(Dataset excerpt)
##############################

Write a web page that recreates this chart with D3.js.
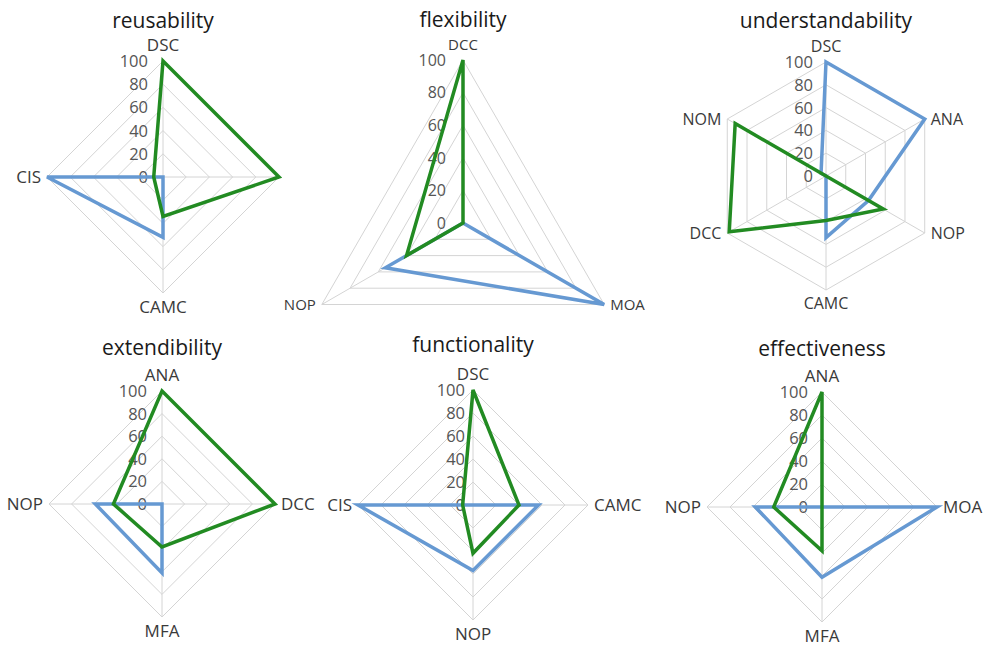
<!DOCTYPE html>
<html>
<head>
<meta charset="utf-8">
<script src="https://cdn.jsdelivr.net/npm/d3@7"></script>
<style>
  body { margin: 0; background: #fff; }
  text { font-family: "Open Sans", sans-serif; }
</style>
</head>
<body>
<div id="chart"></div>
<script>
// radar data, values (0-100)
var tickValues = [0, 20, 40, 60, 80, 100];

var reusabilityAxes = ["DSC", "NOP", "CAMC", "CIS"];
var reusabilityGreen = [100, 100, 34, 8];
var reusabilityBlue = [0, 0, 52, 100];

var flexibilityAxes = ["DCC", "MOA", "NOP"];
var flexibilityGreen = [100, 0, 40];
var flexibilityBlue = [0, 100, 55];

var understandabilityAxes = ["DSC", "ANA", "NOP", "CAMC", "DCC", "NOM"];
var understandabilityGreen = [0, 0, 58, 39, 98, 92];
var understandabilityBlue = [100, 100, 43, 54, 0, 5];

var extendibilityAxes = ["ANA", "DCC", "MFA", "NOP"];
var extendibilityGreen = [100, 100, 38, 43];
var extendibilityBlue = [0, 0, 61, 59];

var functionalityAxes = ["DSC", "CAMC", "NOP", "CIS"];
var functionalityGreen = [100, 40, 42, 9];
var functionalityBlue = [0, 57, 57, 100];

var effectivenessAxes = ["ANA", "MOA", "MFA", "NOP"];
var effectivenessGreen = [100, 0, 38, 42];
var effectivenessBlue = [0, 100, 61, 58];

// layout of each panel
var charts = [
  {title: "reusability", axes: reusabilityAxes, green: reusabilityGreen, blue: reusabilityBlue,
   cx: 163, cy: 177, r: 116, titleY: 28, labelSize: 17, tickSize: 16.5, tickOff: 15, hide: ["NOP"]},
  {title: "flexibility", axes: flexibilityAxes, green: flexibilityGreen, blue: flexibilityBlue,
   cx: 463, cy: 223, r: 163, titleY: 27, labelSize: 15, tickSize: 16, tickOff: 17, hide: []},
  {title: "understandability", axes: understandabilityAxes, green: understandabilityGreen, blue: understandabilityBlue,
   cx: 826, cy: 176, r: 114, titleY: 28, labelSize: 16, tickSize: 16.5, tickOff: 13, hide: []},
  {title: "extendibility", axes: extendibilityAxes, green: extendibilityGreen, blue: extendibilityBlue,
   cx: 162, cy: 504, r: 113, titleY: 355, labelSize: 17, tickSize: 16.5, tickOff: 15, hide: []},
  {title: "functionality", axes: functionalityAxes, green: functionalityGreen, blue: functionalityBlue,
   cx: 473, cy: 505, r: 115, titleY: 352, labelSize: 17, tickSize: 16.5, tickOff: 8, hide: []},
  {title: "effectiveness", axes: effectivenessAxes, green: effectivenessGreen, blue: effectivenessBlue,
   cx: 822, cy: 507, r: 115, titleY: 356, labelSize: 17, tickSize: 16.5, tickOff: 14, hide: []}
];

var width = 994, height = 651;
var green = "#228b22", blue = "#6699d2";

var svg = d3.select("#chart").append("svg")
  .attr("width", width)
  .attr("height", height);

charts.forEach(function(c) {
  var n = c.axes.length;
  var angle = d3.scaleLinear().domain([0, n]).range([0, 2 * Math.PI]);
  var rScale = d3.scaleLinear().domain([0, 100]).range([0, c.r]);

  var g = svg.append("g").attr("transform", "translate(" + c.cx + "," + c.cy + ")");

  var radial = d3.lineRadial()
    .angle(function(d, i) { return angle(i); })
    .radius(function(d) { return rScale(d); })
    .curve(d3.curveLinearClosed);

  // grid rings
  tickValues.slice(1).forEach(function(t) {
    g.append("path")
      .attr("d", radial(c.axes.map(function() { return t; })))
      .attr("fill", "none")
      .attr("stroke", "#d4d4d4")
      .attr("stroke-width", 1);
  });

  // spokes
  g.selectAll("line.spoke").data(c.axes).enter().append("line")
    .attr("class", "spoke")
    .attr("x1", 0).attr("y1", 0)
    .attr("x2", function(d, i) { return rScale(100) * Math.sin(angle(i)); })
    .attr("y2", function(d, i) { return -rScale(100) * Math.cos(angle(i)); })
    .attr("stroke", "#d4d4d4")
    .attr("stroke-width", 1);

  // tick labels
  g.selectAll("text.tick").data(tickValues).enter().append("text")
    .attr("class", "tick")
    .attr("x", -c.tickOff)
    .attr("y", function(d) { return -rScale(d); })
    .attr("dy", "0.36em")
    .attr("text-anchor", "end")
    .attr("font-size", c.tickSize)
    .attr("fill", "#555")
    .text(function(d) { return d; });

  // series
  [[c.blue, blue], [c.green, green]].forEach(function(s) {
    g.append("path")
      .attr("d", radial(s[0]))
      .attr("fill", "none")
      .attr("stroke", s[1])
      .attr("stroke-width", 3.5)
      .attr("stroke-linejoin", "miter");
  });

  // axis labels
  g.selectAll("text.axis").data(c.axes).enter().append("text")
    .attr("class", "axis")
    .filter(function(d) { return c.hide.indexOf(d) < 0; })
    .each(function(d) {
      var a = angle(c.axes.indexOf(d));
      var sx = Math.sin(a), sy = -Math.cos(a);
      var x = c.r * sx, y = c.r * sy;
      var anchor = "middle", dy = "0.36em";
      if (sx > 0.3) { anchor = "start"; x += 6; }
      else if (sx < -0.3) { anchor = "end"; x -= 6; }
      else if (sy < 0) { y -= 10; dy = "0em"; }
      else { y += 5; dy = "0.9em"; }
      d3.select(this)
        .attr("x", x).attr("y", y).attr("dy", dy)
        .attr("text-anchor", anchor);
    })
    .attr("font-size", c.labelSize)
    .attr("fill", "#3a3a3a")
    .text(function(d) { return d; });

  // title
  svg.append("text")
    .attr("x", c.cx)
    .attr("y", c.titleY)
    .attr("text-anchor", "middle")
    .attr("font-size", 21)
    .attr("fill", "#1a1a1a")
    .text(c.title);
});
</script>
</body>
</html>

##############################

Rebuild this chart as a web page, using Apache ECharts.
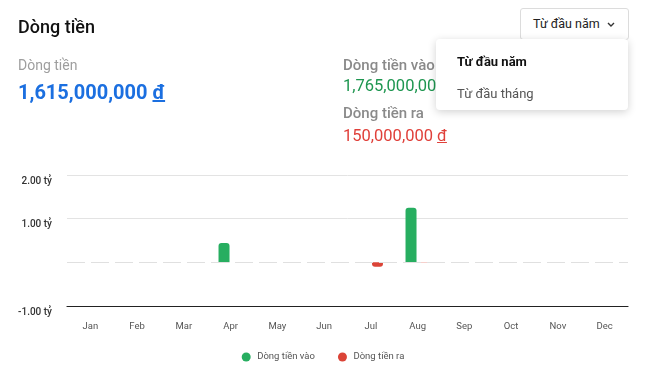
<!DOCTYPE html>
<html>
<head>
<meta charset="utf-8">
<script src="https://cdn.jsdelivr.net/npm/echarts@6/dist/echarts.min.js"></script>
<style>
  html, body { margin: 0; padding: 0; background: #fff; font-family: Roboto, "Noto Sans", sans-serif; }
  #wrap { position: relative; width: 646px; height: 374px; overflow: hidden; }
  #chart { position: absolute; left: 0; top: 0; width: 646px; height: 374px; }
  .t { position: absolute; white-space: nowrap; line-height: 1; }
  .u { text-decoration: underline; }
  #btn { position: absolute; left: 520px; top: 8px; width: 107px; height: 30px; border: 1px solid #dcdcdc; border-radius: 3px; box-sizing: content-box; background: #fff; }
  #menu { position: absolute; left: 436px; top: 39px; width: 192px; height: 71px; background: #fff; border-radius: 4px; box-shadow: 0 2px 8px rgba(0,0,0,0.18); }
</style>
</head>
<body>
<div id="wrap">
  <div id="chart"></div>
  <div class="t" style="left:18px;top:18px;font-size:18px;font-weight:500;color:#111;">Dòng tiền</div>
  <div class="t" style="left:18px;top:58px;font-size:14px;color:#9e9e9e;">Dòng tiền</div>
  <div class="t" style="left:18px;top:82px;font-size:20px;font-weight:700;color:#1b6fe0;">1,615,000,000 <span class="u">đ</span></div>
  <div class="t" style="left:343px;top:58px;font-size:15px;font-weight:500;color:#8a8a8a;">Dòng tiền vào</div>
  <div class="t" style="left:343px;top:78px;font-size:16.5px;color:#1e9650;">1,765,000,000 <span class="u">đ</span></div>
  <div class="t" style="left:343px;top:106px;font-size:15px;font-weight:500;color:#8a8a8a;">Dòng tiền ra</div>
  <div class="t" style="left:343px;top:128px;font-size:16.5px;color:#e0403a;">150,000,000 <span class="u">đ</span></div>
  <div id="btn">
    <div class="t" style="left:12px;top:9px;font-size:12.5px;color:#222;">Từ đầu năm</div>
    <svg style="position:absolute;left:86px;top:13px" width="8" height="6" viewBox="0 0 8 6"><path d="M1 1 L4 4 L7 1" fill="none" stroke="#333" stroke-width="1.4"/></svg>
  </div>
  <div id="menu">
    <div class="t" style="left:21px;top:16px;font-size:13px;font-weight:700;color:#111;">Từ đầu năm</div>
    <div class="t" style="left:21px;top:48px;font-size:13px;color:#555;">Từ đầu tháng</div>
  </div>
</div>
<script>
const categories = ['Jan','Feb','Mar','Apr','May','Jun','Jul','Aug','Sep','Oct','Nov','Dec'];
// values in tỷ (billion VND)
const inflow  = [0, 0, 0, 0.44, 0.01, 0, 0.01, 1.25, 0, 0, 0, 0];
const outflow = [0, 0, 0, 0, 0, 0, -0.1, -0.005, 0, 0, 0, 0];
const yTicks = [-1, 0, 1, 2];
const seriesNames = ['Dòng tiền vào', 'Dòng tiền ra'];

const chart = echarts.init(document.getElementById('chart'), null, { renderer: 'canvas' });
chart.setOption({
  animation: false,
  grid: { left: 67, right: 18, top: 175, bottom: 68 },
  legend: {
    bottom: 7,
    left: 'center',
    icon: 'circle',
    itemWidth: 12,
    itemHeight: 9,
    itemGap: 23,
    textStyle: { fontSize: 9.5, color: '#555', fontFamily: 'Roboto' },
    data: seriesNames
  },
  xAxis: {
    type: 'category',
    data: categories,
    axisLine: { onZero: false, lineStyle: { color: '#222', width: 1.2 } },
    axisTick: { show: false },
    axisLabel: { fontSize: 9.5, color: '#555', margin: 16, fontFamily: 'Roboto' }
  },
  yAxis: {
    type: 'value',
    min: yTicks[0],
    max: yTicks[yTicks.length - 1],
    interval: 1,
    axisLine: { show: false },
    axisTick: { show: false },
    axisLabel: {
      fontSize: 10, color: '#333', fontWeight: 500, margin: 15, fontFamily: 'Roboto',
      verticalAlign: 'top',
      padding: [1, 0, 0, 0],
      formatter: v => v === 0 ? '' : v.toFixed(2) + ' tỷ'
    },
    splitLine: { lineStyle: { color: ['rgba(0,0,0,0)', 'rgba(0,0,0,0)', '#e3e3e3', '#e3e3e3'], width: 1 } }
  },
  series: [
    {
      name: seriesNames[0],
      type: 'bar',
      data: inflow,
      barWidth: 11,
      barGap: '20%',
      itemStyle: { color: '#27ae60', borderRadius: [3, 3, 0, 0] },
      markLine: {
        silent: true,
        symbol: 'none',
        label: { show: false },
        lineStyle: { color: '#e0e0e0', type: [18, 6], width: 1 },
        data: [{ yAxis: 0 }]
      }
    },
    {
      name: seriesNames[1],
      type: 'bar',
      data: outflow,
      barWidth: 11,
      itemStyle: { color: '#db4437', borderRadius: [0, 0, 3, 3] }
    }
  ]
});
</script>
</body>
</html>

##############################

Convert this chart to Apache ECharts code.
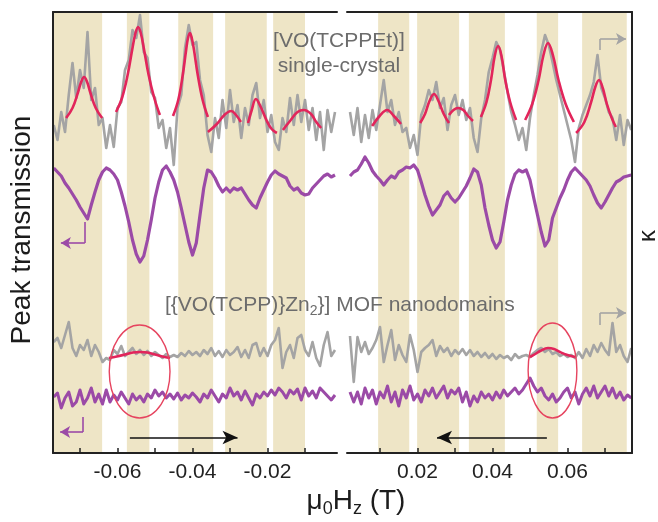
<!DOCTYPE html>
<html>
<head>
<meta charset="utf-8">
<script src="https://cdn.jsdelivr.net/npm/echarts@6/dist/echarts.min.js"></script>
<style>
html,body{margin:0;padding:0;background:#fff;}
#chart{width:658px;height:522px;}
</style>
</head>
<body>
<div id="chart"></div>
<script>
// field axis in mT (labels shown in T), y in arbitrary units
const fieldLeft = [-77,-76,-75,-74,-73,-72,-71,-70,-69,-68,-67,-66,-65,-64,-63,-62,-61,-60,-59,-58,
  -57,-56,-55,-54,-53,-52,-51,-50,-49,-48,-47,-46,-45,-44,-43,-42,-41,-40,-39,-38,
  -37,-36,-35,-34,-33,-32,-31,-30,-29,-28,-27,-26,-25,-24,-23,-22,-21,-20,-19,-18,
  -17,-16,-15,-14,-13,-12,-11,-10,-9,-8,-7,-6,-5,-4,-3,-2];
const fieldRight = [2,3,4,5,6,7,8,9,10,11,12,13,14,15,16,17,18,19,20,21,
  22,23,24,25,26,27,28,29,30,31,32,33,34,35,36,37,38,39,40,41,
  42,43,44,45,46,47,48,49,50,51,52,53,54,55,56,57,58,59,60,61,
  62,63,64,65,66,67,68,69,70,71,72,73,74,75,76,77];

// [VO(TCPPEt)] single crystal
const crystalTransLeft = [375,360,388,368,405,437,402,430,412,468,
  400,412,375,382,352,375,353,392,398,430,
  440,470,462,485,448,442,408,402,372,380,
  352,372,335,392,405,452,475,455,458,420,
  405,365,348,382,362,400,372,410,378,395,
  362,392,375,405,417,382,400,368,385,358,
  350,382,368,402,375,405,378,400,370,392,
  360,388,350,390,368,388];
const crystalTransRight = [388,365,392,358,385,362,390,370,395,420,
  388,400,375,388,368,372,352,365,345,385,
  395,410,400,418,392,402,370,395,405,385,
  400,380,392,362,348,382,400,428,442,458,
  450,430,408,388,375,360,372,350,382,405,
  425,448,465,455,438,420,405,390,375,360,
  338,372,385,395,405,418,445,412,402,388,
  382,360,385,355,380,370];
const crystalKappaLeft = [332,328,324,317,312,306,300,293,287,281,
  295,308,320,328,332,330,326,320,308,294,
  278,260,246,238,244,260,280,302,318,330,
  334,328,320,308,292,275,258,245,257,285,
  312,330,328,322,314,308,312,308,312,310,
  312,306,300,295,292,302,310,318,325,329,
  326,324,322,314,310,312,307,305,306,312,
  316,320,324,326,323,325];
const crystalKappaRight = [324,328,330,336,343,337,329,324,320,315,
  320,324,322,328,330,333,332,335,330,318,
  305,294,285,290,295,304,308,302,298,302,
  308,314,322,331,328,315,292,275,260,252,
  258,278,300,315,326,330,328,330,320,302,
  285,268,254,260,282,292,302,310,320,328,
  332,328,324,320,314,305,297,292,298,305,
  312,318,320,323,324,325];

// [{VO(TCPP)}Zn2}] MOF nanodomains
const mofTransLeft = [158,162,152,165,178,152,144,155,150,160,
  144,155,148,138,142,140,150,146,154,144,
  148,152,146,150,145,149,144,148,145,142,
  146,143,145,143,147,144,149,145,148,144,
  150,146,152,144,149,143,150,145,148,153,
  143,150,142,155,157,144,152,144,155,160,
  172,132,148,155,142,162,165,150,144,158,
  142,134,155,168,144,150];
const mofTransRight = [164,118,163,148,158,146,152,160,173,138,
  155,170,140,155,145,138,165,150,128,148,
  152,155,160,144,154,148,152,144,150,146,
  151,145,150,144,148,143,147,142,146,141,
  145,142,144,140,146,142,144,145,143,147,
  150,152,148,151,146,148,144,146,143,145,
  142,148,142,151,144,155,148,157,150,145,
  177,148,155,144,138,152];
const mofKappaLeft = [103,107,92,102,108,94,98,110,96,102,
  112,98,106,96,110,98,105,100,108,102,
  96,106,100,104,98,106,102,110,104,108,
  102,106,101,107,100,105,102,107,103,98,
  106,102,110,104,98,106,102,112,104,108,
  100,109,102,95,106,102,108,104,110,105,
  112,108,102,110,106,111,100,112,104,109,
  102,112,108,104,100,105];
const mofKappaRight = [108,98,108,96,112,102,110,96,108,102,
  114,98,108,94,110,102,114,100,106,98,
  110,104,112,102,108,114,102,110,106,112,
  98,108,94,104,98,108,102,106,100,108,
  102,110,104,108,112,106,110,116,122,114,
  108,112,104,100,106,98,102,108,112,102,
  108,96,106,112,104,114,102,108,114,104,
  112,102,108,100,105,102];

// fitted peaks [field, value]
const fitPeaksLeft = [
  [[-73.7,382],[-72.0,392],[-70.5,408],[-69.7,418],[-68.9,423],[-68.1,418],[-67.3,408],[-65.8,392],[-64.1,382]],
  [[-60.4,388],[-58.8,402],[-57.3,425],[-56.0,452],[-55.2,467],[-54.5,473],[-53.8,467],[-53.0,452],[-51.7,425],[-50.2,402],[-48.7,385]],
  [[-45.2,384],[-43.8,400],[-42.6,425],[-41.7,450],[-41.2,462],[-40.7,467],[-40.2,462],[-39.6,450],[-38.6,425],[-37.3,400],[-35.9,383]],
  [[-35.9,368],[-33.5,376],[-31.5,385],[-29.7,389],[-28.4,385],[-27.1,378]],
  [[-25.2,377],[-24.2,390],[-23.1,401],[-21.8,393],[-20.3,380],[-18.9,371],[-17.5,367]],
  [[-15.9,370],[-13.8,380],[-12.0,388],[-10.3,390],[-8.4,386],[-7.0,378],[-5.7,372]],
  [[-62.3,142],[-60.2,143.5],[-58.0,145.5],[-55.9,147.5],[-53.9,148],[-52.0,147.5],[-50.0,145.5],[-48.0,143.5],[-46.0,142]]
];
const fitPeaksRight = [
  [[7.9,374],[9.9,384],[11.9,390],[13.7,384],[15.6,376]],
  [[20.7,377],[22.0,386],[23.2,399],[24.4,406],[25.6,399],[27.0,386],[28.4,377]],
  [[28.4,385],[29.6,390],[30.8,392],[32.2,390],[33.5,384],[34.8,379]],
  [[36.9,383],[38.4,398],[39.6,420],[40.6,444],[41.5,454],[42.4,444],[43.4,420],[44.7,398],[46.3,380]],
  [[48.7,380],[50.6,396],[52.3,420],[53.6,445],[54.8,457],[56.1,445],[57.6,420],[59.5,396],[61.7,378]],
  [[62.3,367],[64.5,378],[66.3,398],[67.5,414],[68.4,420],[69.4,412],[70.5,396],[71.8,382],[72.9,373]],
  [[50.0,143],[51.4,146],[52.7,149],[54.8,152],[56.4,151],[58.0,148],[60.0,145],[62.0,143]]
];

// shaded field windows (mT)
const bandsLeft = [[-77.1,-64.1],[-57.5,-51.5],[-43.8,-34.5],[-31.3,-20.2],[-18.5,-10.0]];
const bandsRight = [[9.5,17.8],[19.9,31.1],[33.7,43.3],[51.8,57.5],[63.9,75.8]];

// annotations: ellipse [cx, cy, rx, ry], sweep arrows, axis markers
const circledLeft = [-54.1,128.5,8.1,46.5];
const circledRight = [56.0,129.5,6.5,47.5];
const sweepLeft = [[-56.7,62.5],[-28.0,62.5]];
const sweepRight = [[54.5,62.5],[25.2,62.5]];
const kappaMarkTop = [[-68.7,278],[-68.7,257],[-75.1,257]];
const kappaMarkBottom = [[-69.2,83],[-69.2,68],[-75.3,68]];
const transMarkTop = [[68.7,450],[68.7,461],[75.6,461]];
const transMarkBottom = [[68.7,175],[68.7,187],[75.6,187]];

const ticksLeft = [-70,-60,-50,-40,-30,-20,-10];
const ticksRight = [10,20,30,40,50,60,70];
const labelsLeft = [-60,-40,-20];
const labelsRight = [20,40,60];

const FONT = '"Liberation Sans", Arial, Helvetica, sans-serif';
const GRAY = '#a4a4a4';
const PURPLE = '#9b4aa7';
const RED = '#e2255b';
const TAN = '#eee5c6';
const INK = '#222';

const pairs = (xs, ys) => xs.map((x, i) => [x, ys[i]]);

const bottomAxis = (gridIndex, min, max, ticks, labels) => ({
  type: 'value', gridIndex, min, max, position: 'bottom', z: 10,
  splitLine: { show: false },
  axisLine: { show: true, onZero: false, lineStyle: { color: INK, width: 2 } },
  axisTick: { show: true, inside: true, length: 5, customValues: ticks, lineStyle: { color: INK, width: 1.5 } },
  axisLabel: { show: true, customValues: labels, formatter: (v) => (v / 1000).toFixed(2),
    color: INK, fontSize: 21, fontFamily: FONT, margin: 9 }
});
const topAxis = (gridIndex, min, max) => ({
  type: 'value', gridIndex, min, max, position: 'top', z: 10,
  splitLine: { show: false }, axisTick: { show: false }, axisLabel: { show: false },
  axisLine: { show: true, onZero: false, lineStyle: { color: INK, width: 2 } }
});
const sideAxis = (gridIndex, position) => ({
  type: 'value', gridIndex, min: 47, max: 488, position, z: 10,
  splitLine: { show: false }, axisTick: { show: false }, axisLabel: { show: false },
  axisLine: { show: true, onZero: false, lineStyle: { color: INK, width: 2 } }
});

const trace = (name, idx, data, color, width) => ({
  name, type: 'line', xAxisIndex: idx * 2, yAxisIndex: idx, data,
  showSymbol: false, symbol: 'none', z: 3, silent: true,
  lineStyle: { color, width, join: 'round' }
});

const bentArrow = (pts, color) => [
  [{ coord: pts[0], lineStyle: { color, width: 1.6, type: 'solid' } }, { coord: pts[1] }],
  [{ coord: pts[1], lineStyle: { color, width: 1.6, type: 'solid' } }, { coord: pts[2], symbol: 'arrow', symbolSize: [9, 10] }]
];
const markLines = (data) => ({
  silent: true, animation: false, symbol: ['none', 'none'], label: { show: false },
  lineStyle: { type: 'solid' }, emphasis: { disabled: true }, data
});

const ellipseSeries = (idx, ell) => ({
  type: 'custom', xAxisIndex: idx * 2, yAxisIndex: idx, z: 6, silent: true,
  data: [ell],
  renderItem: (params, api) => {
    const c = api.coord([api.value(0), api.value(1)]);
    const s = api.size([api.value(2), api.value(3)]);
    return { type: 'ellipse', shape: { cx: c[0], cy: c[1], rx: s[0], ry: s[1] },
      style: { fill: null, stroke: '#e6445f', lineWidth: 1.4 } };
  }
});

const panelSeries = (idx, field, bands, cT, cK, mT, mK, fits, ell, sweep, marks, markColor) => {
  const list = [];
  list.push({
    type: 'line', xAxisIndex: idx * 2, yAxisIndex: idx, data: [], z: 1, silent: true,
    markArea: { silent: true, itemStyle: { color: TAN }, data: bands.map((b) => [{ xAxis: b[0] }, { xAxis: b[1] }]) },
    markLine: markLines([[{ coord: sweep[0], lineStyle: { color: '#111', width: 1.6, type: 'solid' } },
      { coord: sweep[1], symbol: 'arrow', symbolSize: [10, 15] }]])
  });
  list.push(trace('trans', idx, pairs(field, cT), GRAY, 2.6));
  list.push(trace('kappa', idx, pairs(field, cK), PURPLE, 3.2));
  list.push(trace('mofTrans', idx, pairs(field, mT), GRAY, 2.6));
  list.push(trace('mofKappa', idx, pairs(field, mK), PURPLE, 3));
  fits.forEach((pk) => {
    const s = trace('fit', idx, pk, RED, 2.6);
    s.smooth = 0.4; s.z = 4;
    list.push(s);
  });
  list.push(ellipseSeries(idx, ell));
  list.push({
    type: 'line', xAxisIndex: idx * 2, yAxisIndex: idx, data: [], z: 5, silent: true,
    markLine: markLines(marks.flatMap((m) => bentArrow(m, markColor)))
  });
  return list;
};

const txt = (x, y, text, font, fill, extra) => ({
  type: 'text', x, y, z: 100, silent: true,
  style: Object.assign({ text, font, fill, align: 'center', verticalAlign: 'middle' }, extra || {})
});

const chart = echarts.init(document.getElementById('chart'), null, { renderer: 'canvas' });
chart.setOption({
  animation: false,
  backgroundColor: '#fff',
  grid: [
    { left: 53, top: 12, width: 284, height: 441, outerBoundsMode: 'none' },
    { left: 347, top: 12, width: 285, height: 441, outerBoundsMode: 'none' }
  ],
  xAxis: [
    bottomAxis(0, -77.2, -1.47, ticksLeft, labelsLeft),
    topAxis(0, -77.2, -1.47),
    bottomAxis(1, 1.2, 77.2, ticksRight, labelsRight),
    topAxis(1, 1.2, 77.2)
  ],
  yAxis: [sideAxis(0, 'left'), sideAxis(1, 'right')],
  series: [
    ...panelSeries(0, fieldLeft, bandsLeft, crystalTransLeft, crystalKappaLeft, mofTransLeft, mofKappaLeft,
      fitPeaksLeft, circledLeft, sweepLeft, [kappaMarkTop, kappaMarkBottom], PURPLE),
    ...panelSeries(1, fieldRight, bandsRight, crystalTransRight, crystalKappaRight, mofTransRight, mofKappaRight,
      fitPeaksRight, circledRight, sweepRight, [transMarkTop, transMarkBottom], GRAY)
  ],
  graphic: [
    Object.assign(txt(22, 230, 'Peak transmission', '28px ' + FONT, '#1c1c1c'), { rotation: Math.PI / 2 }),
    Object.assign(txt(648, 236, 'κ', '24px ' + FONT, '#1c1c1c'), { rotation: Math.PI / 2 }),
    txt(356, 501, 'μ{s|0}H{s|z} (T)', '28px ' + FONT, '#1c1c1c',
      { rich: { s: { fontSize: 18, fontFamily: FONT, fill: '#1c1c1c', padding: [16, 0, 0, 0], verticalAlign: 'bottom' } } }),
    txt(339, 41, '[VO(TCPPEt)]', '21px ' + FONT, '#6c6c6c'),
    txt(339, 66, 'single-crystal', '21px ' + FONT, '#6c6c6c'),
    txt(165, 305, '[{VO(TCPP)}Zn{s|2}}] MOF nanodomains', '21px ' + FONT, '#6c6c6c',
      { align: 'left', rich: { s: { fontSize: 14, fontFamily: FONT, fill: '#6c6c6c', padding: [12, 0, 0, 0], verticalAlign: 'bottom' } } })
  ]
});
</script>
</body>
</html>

##############################

TASK DETAILS. Output a single number: how many lines contain the word "this".

ANSWER BELOW. 4